▶ **DIRECTIVE**: Retype every line from the start of the data down to and including the line with "xticks = [-6, -4, -2, 0, 2, 4, 6]". Skip the pictures.

▶ **DATASET SECTION**:
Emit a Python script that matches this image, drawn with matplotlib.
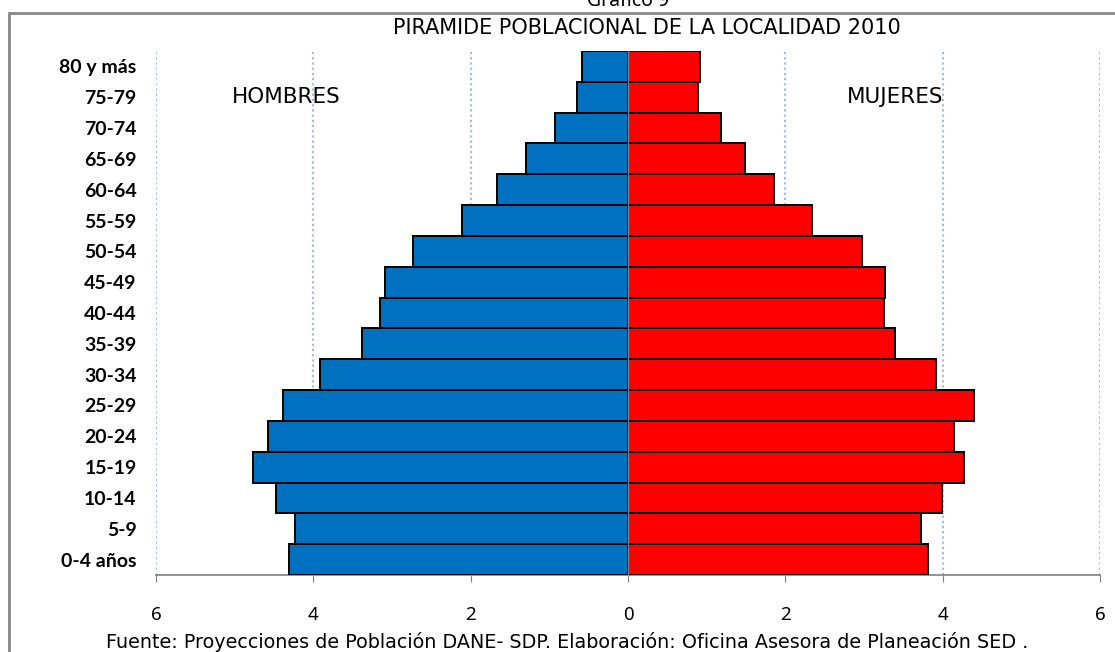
import numpy as np
import matplotlib.pyplot as plt
from matplotlib.patches import Rectangle

grupos = ['0-4 años', '5-9', '10-14', '15-19', '20-24', '25-29', '30-34',
          '35-39', '40-44', '45-49', '50-54', '55-59', '60-64', '65-69',
          '70-74', '75-79', '80 y más']
hombres = [4.31, 4.23, 4.48, 4.77, 4.57, 4.38, 3.91, 3.38, 3.15, 3.09,
           2.73, 2.11, 1.66, 1.30, 0.93, 0.65, 0.59]
mujeres = [3.81, 3.72, 3.99, 4.27, 4.15, 4.40, 3.91, 3.40, 3.25, 3.27,
           2.98, 2.34, 1.85, 1.49, 1.18, 0.89, 0.91]
xticks = [-6, -4, -2, 0, 2, 4, 6]

fig = plt.figure(figsize=(11.15, 6.52), dpi=100)
ax = fig.add_axes([156 / 1115, 1 - 575 / 652, 944 / 1115, 524 / 652])

y = np.arange(len(grupos))
ax.barh(y, -np.array(hombres), height=1.0, color='#0070C0',
        edgecolor='black', linewidth=1.4, zorder=3)
ax.barh(y, mujeres, height=1.0, color='#FF0000',
        edgecolor='black', linewidth=1.4, zorder=3)

ax.set_xlim(-6, 6)
ax.set_ylim(-0.5, len(grupos) - 0.5)

# grid
for xv in xticks:
    if xv != 0:
        ax.axvline(xv, color='#9DB9E8', linestyle=(0, (1, 1.5)), linewidth=1.5, zorder=1)
ax.axvline(0, color='#808080', linewidth=1, zorder=4)

ax.set_xticks(xticks, [str(abs(v)) for v in xticks])
ax.set_yticks(y, grupos)
for lab in ax.get_yticklabels():
    lab.set_fontfamily('Lato')
    lab.set_fontweight('bold')
    lab.set_fontsize(14)
for lab in ax.get_xticklabels():
    lab.set_fontfamily('Noto Sans')
    lab.set_fontsize(13.5)
ax.tick_params(axis='y', length=0, pad=14)
ax.tick_params(axis='x', length=5, color='#808080', pad=17, direction='out')

for s in ['top', 'right', 'left']:
    ax.spines[s].set_visible(False)
ax.spines['bottom'].set_color('#808080')
ax.spines['bottom'].set_linewidth(1.2)

ax.text(-4.35, 15, 'HOMBRES', ha='center', va='center', fontsize=15.5,
        family='DejaVu Sans', zorder=5)
ax.text(3.40, 15, 'MUJERES', ha='center', va='center', fontsize=15.5,
        family='DejaVu Sans', zorder=5)

fig.text(647 / 1115, 1 - 28 / 652, 'PIRAMIDE POBLACIONAL DE LA LOCALIDAD 2010',
         ha='center', va='center', fontsize=15, family='DejaVu Sans')
fig.text(628 / 1115, 1 - 6 / 652, 'Grafico 9', ha='center', va='baseline',
         fontsize=14, family='Noto Sans')
fig.text(567 / 1115, 1 - 642 / 652,
         'Fuente: Proyecciones de Población DANE- SDP. Elaboración: Oficina Asesora de Planeación SED .',
         ha='center', va='center', fontsize=13.8, family='DejaVu Sans')

# marco
fig.patches.append(Rectangle((9 / 1115, -0.1), 1.2, 1 - 12.5 / 652 + 0.1,
                             transform=fig.transFigure, fill=False,
                             edgecolor='#888888', linewidth=2))

fig.savefig('out.png', dpi=100)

▶ **FINISHED TASK**:
Emit a Python script that matches this image, drawn with matplotlib.
import numpy as np
import matplotlib.pyplot as plt
from matplotlib.patches import Rectangle

grupos = ['0-4 años', '5-9', '10-14', '15-19', '20-24', '25-29', '30-34',
          '35-39', '40-44', '45-49', '50-54', '55-59', '60-64', '65-69',
          '70-74', '75-79', '80 y más']
hombres = [4.31, 4.23, 4.48, 4.77, 4.57, 4.38, 3.91, 3.38, 3.15, 3.09,
           2.73, 2.11, 1.66, 1.30, 0.93, 0.65, 0.59]
mujeres = [3.81, 3.72, 3.99, 4.27, 4.15, 4.40, 3.91, 3.40, 3.25, 3.27,
           2.98, 2.34, 1.85, 1.49, 1.18, 0.89, 0.91]
xticks = [-6, -4, -2, 0, 2, 4, 6]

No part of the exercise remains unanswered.